Change in mentality necessary in the fight against cybercrime
April 16, 2017 | 2 min read
‘How many firewalls do we still have to build before we realise that more of the same isn’t helping?’ Ad Krikke, DSM’s Corporate ICT Security Officer, advocates a new way of looking at cybercrime.
The estimates of the damage that cybercrime causes to companies vary, but in the Netherlands alone, this is said to be around €10 billion each year. Even though new technologies are constantly being developed, Internet criminals aren’t sitting still either. It seems to be a race without an end, and the question is whether or not this pattern shouldn’t just be broken.
Ad Krikke: ‘In spite of all the investments in advanced security technology, DSM is also adversely affected by cybercrime; the recent phishing attack, fake emails with our director’s name at the bottom, and hacked sites. At the same time, we know that the new security technology that we are building today will just be compromised next year. The effectiveness of anti-virus software has decreased considerably in recent years. Additionally, there is legislation in the making in both the Netherlands and Europe that can, for example, make it possible to hold directors personally legally responsible in the event of a serious data leak, and then I’m not even talking about the astronomical fines. If you add up all these facts, I believe it is high time for fundamental changes.’
Fear is a very bad adviser
‘We must not allow ourselves to be intimidated. It is better to learn to change our mentality and look at the possibilities that digital transformation offers. Try not to think of it in terms of a walled castle but as a shopping centre that anyone can walk into; in one store, you can get your own sweets from a bin, but at the jeweller’s, you will notice that the shop has strict security measures in place.’
The right solution
‘We can learn from the music industry: years ago, encryption was used to stop illegal copying of CDs. That did not turn out to be the right solution. By using new Internet technology, organisations such as Spotify and Apple introduced a solution in which known users pay for the secure downloading of music. The result was a sharp decline in illegal downloading, and the creation of new business opportunities for the music industry.’

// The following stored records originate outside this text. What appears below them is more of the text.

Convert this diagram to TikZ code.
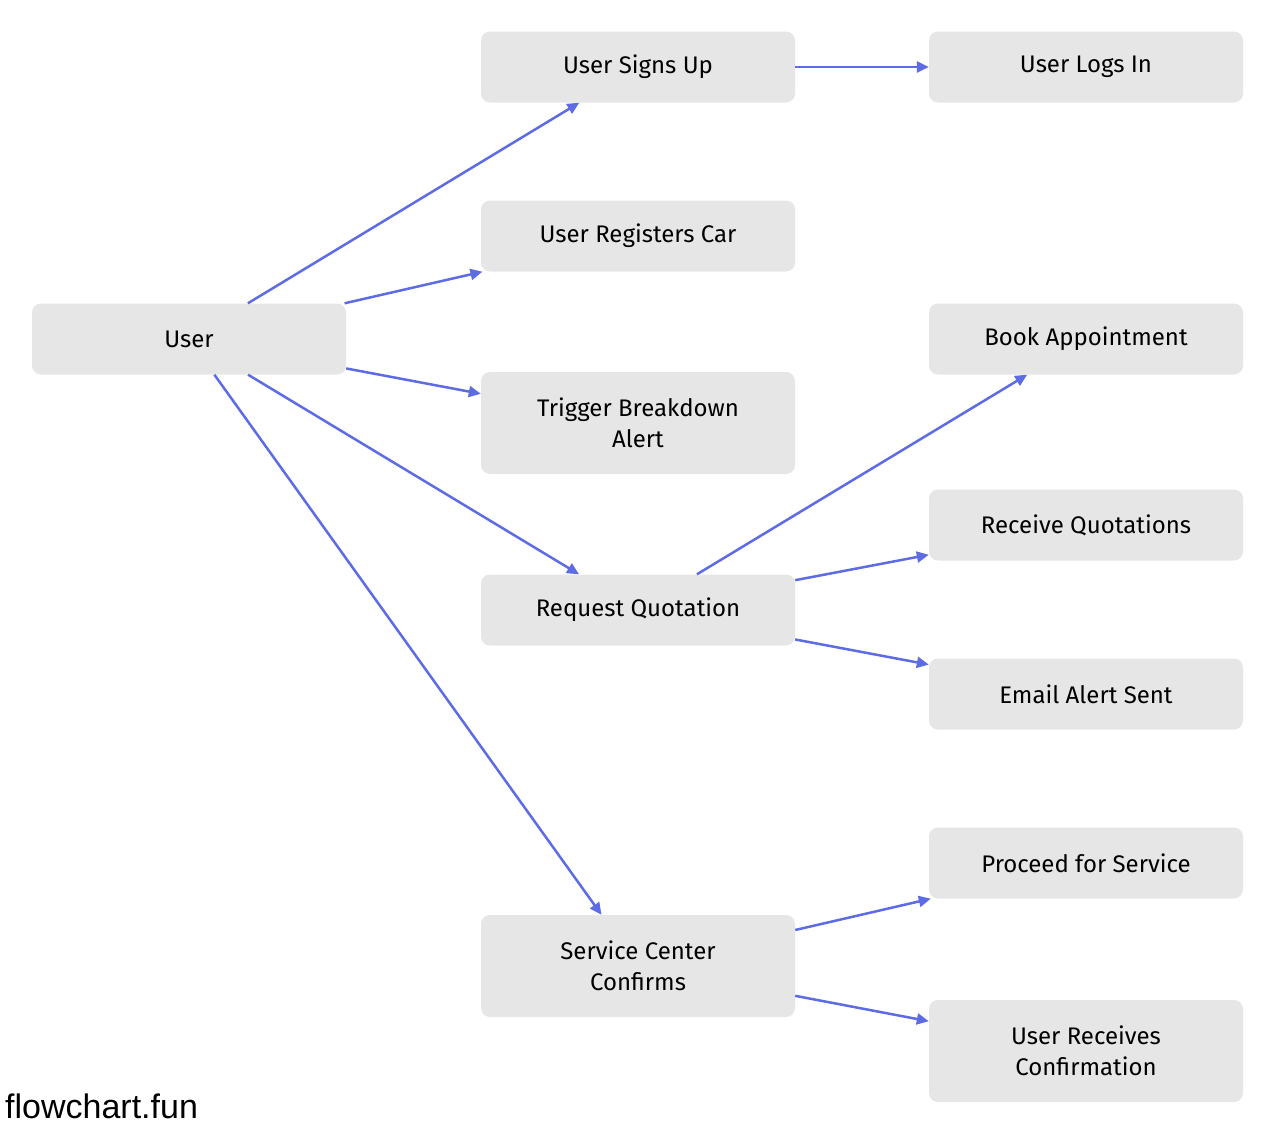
\documentclass[tikz,border=0pt]{standalone}
\usepackage{fontspec}
\setmainfont{Fira Sans}
\newfontfamily\markfont{Liberation Sans}
\usetikzlibrary{arrows.meta}
\definecolor{boxfill}{HTML}{E6E6E6}
\definecolor{edgeblue}{HTML}{5D6CE4}
\begin{document}
\begin{tikzpicture}[x=1pt,y=-1pt,
  box/.style={draw=none, fill=boxfill, rounded corners=9pt,
    minimum width=314pt, minimum height=71pt, inner sep=0pt,
    align=center, font=\fontsize{24}{31}\selectfont},
  tallbox/.style={box, minimum height=102pt},
  link/.style={draw=edgeblue, line width=2.5pt,
    -{Triangle[length=12pt,width=11pt]}}]
\useasboundingbox (0,0) rectangle (1275,1135);

% nodes
\node[box] (user) at (189,339) {User};
\node[box] (signup) at (638,67) {User Signs Up};
\node[box] (login) at (1086,67) {User Logs In};
\node[box] (regcar) at (638,236) {User Registers Car};
\node[tallbox] (alert) at (638,423) {Trigger Breakdown\\Alert};
\node[box] (book) at (1086,339) {Book Appointment};
\node[box] (reqq) at (638,610) {Request Quotation};
\node[box] (recvq) at (1086,525) {Receive Quotations};
\node[box] (email) at (1086,694) {Email Alert Sent};
\node[box] (proceed) at (1086,863) {Proceed for Service};
\node[tallbox] (sc) at (638,966) {Service Center\\Confirms};
\node[tallbox] (confirm) at (1086,1051) {User Receives\\Confirmation};

% connectors
\draw[link] (user) -- (signup);
\draw[link] (signup) -- (login);
\draw[link] (user) -- (regcar);
\draw[link] (user) -- (alert);
\draw[link] (user) -- (reqq);
\draw[link] (user) -- (sc);
\draw[link] (reqq) -- (book);
\draw[link] (reqq) -- (recvq);
\draw[link] (reqq) -- (email);
\draw[link] (sc) -- (proceed);
\draw[link] (sc) -- (confirm);

% watermark
\node[anchor=base west, inner sep=0pt, font=\markfont\fontsize{34}{40}\selectfont] (mark) at (5,1118) {flowchart.fun};
\end{tikzpicture}
\end{document}
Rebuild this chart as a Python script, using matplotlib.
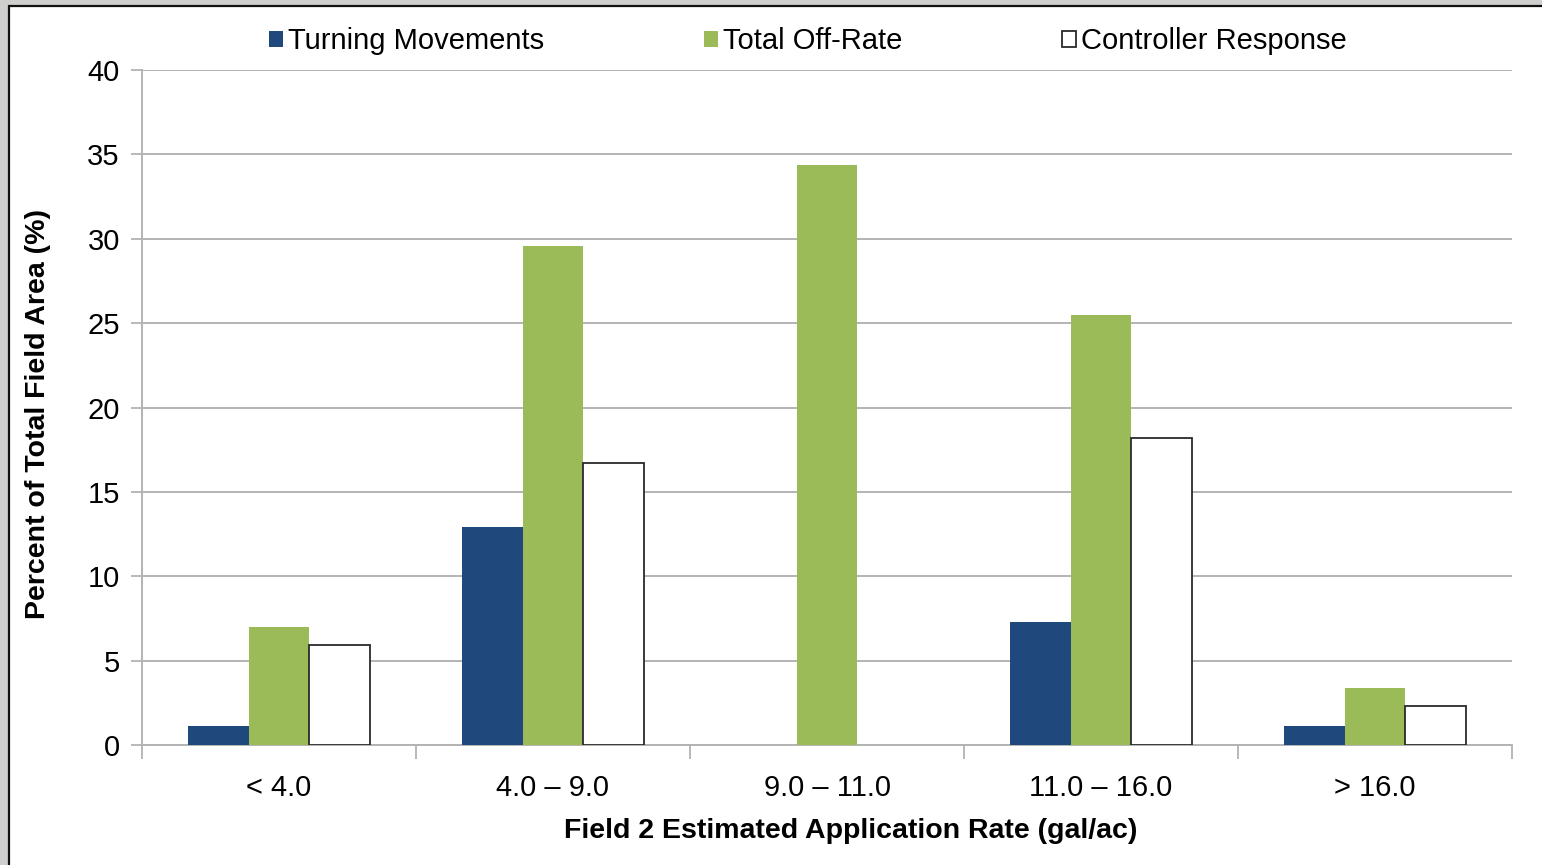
import numpy as np
import matplotlib.pyplot as plt
from matplotlib.patches import Rectangle

plt.rcParams['font.family'] = ['Liberation Sans', 'DejaVu Sans']

categories = ['< 4.0', '4.0 – 9.0', '9.0 – 11.0', '11.0 – 16.0', '> 16.0']
turning = [1.1, 12.9, 0.0, 7.3, 1.1]
off_rate = [7.0, 29.6, 34.4, 25.5, 3.4]
controller = [5.9, 16.7, 0.0, 18.2, 2.3]

BLUE = '#1f497d'
GREEN = '#9bbb59'
GRID = '#b3b3b3'

fig = plt.figure(figsize=(15.42, 8.65), dpi=100, facecolor='#cfcfcd')

# white slide panel with a dark frame, kept behind the axes
fig.patches.append(Rectangle((9/1542, -0.05), 1.1, 1 - 6/865 + 0.05,
                             transform=fig.transFigure, facecolor='white',
                             edgecolor='#111111', linewidth=1.6, zorder=-5))

ax = fig.add_axes([142/1542, 120/865, 1370/1542, 675/865])
ax.set_facecolor('none')

x = np.arange(len(categories))
w = 0.222
ax.bar(x - w, turning, w, color=BLUE, label='Turning Movements', zorder=3)
ax.bar(x, off_rate, w, color=GREEN, label='Total Off-Rate', zorder=3)
ax.bar(x + w, controller, w, color='white', edgecolor='#2a2a2a', linewidth=1.3,
       label='Controller Response', zorder=3)
# empty white bars leave no outline
for b, v in zip(ax.patches[-len(categories):], controller):
    if v == 0:
        b.set_visible(False)

ax.set_xlim(-0.5, len(categories) - 0.5)
ax.set_ylim(0, 40)
ax.set_yticks(np.arange(0, 41, 5))
ax.yaxis.grid(True, color=GRID, linewidth=1.4, zorder=0)

ax.set_xticks(np.arange(-0.5, len(categories), 1))
ax.set_xticklabels([])
ax.set_xticks(x, minor=True)
ax.set_xticklabels(categories, minor=True)
ax.tick_params(axis='x', which='major', length=10, width=1.3, color=GRID)
ax.tick_params(axis='x', which='minor', length=0, pad=21, labelsize=21)
ax.tick_params(axis='y', length=8, width=1.3, color=GRID, pad=8, labelsize=21)

for s in ['top', 'right']:
    ax.spines[s].set_visible(False)
for s in ['left', 'bottom']:
    ax.spines[s].set_color(GRID)
    ax.spines[s].set_linewidth(1.4)

fig.text(851/1542, 1 - 831/865, 'Field 2 Estimated Application Rate (gal/ac)',
         ha='center', va='center', fontsize=20.5, fontweight='bold')
fig.text(38/1542, 1 - 414/865, 'Percent of Total Field Area (%)', rotation=90,
         ha='center', va='center', fontsize=20.5, fontweight='bold')

ax.legend(loc='center', bbox_to_anchor=(808/1542, 1 - 41/865),
          bbox_transform=fig.transFigure, ncol=3, frameon=False, fontsize=21,
          handlelength=0.48, handleheight=0.48, handletextpad=0.15,
          columnspacing=5.5)

fig.savefig('out.png', dpi=100)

‘Cybercrime causes concerns about the protection of our intellectual property, for example. On the other hand, we also know that protecting information can place restrictions on how we work with other parties. Conversations with employees have shown that changing our mentality can also result in new opportunities in this regard too. This includes faster development of new products, or making better use of our means of production. I have been convinced that a race driven by fear does not always produce sustainable solutions, and can actually hinder processes at DSM.’
‘Fortunately, there are also more sustainable technical measures in place now, such as the digital passport system, Identity & Access Management. We use this system to give users controlled access to DSM information. If, just like in the music industry, people are willing to pay to use information, then this system forms a solid foundation and also generates income.’
Changing our mentality
Many specialists emphasise that we are at risk of getting stuck in an endless race, Krikke says. ‘The current reality demands the highest state of alertness, and continuous investments in security technology, but it is high time for us to change our mentality. I invite everyone at DSM to contribute ideas: how can we make ourselves less vulnerable to cybercrime while at the same time employing digital transformation to open up new business opportunities?’